П.А.: Идея защиты и сохранения окружающей среды всегда была частью архитектуры. Это не теоретическая позиция. Это не больше, чем один из аспектов профессии. Следующее смещение парадигмы будет иметь отношение к тому, что мы сейчас уходим от капитализма и движемся в направлении какой-то социальной экономической структуры. Понимаете, когда "Дженерал моторс" – символ американского капитализма – оказывается во власти правительства, то это уже никакой не капитализм. Когда китайские коммунисты ведут себя как капиталисты, когда русские коммунисты ведут себя как капиталисты, а американские капиталисты ведут себя как социалисты, – это не может не привести к переменам. За этим последуют и перемены в архитектуре. Я убежден в этом.
В.Б.: Так как же изменится архитектура?
П.А.: Не знаю как, но изменится. Следующее значительное смещение парадигмы будет целиком зависеть от экономики.
С таким утверждением мастера нельзя не согласиться. Экономическая реальность уже встряхнула профессию, заставив архитекторов искать новые более экономичные и энергосберегающие варианты для своих решений. Айзенман несколько лукавит, когда заявляет, будто "идея защиты и сохранения окружающей среды всегда была частью архитектуры". Это не так. В середине прошлого века, во времена дешевого топлива и веры в бесконечность и доступность атомной энергии строительство было расточительным, загрязнение окружающей среды – чудовищным, развитие индивидуального транспорта – безудержным и расползание пригородов – бесконтрольным. Лишь в конце 60-х годов прошлого века стали возникать первые так называемые "зеленые" проекты бунтарей-одиночек. Сегодня таких проектов множество, и в условиях продолжающегося экономического кризиса их число растет рекордными темпами. Заказчики вынуждены становиться более бдительными и помнить об ответственности за социальные и экологические последствия недальновидного строительства.
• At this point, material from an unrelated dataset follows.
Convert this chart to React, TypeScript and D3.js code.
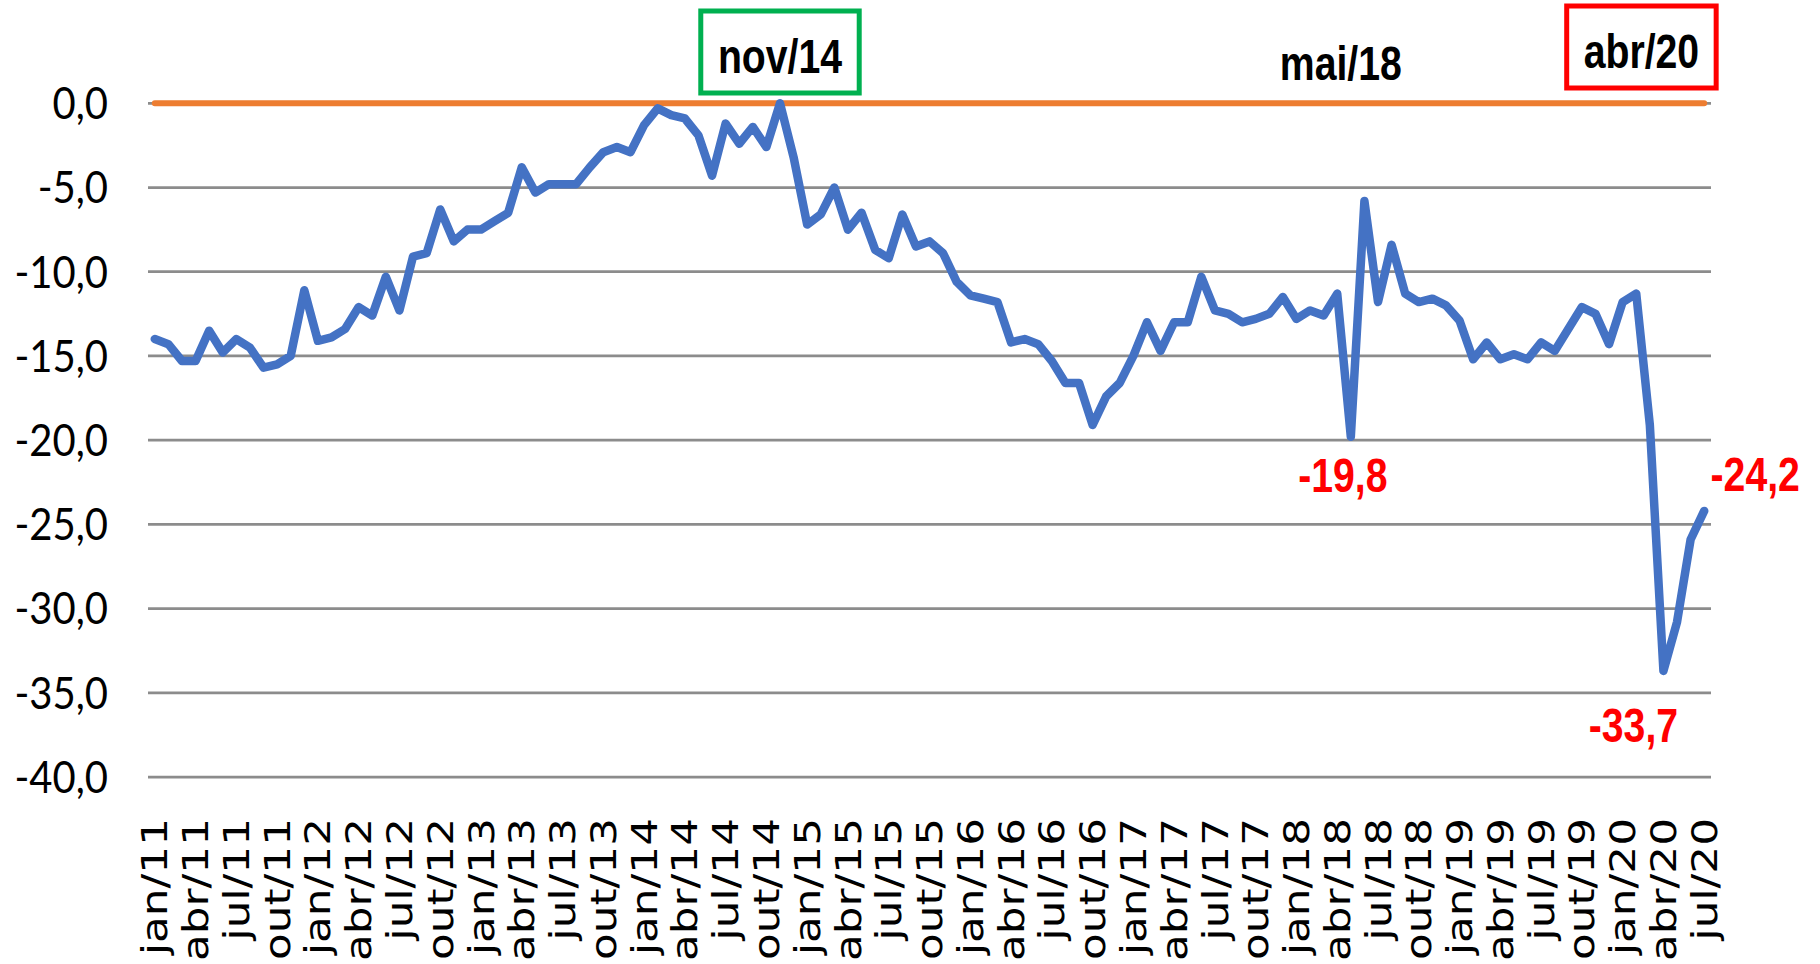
import { useRef, useEffect } from "react";
import * as d3 from "d3";

// monthly index, jan/11 .. jul/20
const years = ["11", "12", "13", "14", "15", "16", "17", "18", "19", "20"];
const monthNames = ["jan", "fev", "mar", "abr", "mai", "jun", "jul", "ago", "set", "out", "nov", "dez"];
const categories: string[] = years.flatMap((y) => monthNames.map((m) => `${m}/${y}`)).slice(0, 115);

const values = [
  -14.0, -14.3, -15.3, -15.3, -13.5, -14.8, -14.0, -14.5, -15.7, -15.5, -15.0, -11.1,
  -14.1, -13.9, -13.4, -12.1, -12.6, -10.3, -12.3, -9.1, -8.9, -6.3, -8.2, -7.5,
  -7.5, -7.0, -6.5, -3.8, -5.3, -4.8, -4.8, -4.8, -3.8, -2.9, -2.6, -2.9,
  -1.3, -0.3, -0.7, -0.9, -1.9, -4.3, -1.2, -2.4, -1.4, -2.6, 0.0, -3.2,
  -7.2, -6.6, -5.0, -7.5, -6.5, -8.7, -9.2, -6.6, -8.5, -8.2, -8.9, -10.6,
  -11.4, -11.6, -11.8, -14.2, -14.0, -14.3, -15.3, -16.6, -16.6, -19.1, -17.4, -16.6,
  -15.0, -13.0, -14.7, -13.0, -13.0, -10.3, -12.3, -12.5, -13.0, -12.8, -12.5, -11.5,
  -12.8, -12.3, -12.6, -11.3, -19.8, -5.8, -11.8, -8.4, -11.3, -11.8, -11.6, -12.0,
  -12.9, -15.2, -14.2, -15.2, -14.9, -15.2, -14.2, -14.7, -13.4, -12.1, -12.5, -14.3,
  -11.8, -11.3, -19.1, -33.7, -30.8, -25.9, -24.2,
];

const tickLabels = [
  "jan/11", "abr/11", "jul/11", "out/11", "jan/12", "abr/12", "jul/12", "out/12",
  "jan/13", "abr/13", "jul/13", "out/13", "jan/14", "abr/14", "jul/14", "out/14",
  "jan/15", "abr/15", "jul/15", "out/15", "jan/16", "abr/16", "jul/16", "out/16",
  "jan/17", "abr/17", "jul/17", "out/17", "jan/18", "abr/18", "jul/18", "out/18",
  "jan/19", "abr/19", "jul/19", "out/19", "jan/20", "abr/20", "jul/20",
];

const yTicks = [0, -5, -10, -15, -20, -25, -30, -35, -40];

// highlighted months above the chart
const headerNotes = ["nov/14", "mai/18", "abr/20"];
const headerBoxColors: Record<string, string> = { "nov/14": "#00B050", "abr/20": "#FF0000" };
// value labels in red
const valueNotes = ["mai/18", "abr/20", "jul/20"];

export default function App() {
  const ref = useRef<SVGSVGElement>(null);

  useEffect(() => {
    const svg = d3.select(ref.current);
    svg.selectAll("*").remove();

    const x = d3.scaleBand().domain(categories).range([148, 1711]);
    const cx = (c: string) => (x(c) as number) + x.bandwidth() / 2;
    const y = d3.scaleLinear().domain([-40, 0]).range([777, 103.3]);

    const fmt = (v: number) => v.toFixed(1).replace(".", ",");
    const narrow = 0.8; // condensed look of the bold labels

    // gridlines
    svg.append("g")
      .selectAll("line")
      .data(yTicks)
      .join("line")
      .attr("x1", 148)
      .attr("x2", 1711)
      .attr("y1", (d) => y(d))
      .attr("y2", (d) => y(d))
      .attr("stroke", "#8c8c8c")
      .attr("stroke-width", 2.75);

    // y labels
    svg.append("g")
      .selectAll("text")
      .data(yTicks)
      .join("text")
      .attr("transform", (d) => `translate(108,${y(d)}) scale(1,1.1)`)
      .attr("dy", "0.36em")
      .attr("text-anchor", "end")
      .attr("font-family", "Lato, 'Open Sans', sans-serif")
      .attr("font-size", 40)
      .attr("fill", "#000")
      .text((d) => fmt(d));

    // x labels, rotated
    svg.append("g")
      .selectAll("text")
      .data(tickLabels)
      .join("text")
      .attr("transform", (d) => `translate(${cx(d)},818) rotate(-90) scale(1.25,1)`)
      .attr("dy", "0.36em")
      .attr("text-anchor", "end")
      .attr("font-family", "'DejaVu Sans', sans-serif")
      .attr("font-size", 35)
      .attr("fill", "#000")
      .text((d) => d);

    // zero reference line
    const first = categories[0];
    const last = categories[categories.length - 1];
    svg.append("path")
      .datum([first, last])
      .attr("fill", "none")
      .attr("stroke", "#ED7D31")
      .attr("stroke-width", 6)
      .attr("stroke-linecap", "round")
      .attr("d", d3.line<string>().x((d) => cx(d)).y(() => y(0)));

    // main series
    const line = d3.line<number>()
      .x((_, i) => cx(categories[i]))
      .y((d) => y(d));

    svg.append("path")
      .datum(values)
      .attr("fill", "none")
      .attr("stroke", "#4472C4")
      .attr("stroke-width", 8.5)
      .attr("stroke-linejoin", "round")
      .attr("stroke-linecap", "round")
      .attr("d", line);

    // header notes
    const headerPos: Record<string, { dx: number; y: number }> = {
      "nov/14": { dx: 0, y: 73 },
      "mai/18": { dx: -10, y: 80 },
      "abr/20": { dx: -22, y: 68 },
    };
    headerNotes.forEach((c) => {
      const p = headerPos[c];
      const g = svg.append("g").attr("transform", `translate(${cx(c) + p.dx},${p.y})`);
      const t = g.append("text")
        .attr("transform", `scale(${narrow},1)`)
        .attr("text-anchor", "middle")
        .attr("font-family", "'Liberation Sans', Arial, sans-serif")
        .attr("font-weight", "bold")
        .attr("font-size", 49)
        .attr("fill", "#000")
        .text(c);
      const color = headerBoxColors[c];
      if (color) {
        const w = (t.node() as SVGTextElement).getBBox().width * narrow;
        g.insert("rect", "text")
          .attr("x", -w / 2 - 17)
          .attr("y", -62)
          .attr("width", w + 34)
          .attr("height", 82)
          .attr("fill", "#fff")
          .attr("stroke", color)
          .attr("stroke-width", 5);
      }
    });

    // value notes
    const valuePos: Record<string, { dx: number; dy: number }> = {
      "mai/18": { dx: -8, dy: 55 },
      "abr/20": { dx: -30, dy: 71 },
      "jul/20": { dx: 51, dy: -20 },
    };
    valueNotes.forEach((c) => {
      const i = categories.indexOf(c);
      const p = valuePos[c];
      svg.append("text")
        .attr("transform", `translate(${cx(c) + p.dx},${y(values[i]) + p.dy}) scale(${narrow},1)`)
        .attr("text-anchor", "middle")
        .attr("font-family", "'Liberation Sans', Arial, sans-serif")
        .attr("font-weight", "bold")
        .attr("font-size", 49)
        .attr("fill", "#FF0000")
        .text(fmt(values[i]));
    });
  }, []);

  return (
    <svg
      ref={ref}
      width={1820}
      height={964}
      style={{ position: "absolute", left: 0, top: 0, background: "#fff" }}
    />
  );
}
Возможно, "зеленые" методы строительства и не претендует на следующую парадигму в архитектуре, но если даже такой мастер чистых абстракций, как Питер Айзенман, задумывается об интеграции своей архитектуры в ландшафт, то каким бы ни оказалось будущее архитектуры, ее стремление к гармонии с природой неизбежно.
Студия архитектора, Нью-Йорк, 18 июня 2009 г.